渡英後、他の留学生と共に学んでいた鮫島だが、時を経て留学生らが帰国するなか、森有礼らといっしょに宗教指導者のハリスを頼りにアメリカにまで渡った。しかし明治元(1868)年、本国の政情急変を知り、森有礼らとともに帰国を決意。帰国後は明治政府に仕え、海外渡航経験があったことから、ヨーロッパ方面の外交官を務めるが、明治13(1880)年12月4日にパリの日本公使館において病に倒れる。37歳という若さであった。

墓はモンパルナスの霊園にある。かつて英国やアメリカにおいて行動を共にすることが多かった盟友の森有礼は、ちょうどロンドンに滞在しており、客死の報を受けるとパリに駆けつけ、別離の詩を捧げている。

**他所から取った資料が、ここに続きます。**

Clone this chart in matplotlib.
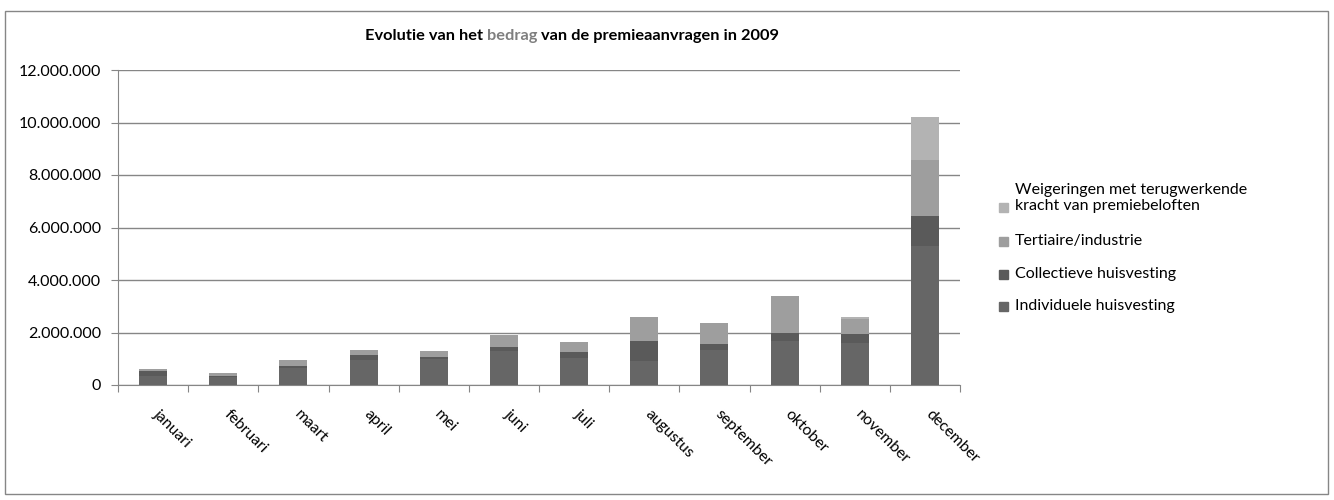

ところで、その鮫島尚信の先祖は、建久年間(1190~1198年)に鎌倉幕府より阿多の地頭に任ぜられ、薩摩に下向してきた家柄である。その後鮫島家は南薩地域で活躍し、鮫島宗政と宗行は朝鮮出兵で軍功を挙げ、江戸時代にも活躍することになる。特に兄である宗政は、貿易に力を注ぎ、唐通詞の役割も担いながら、万之瀬川の河口である小松原を拠点として家を盛り立てた。

ふたりの兄弟の墓は、かつての万之瀬川の流路があった地域にひっそりと残されている。宗政・宗行兄弟の外海に目を向けた気概は、約200年の時を経て、日本の黎明期に異国の地で命を燃やした鮫島尚信に受け継がれたように思える。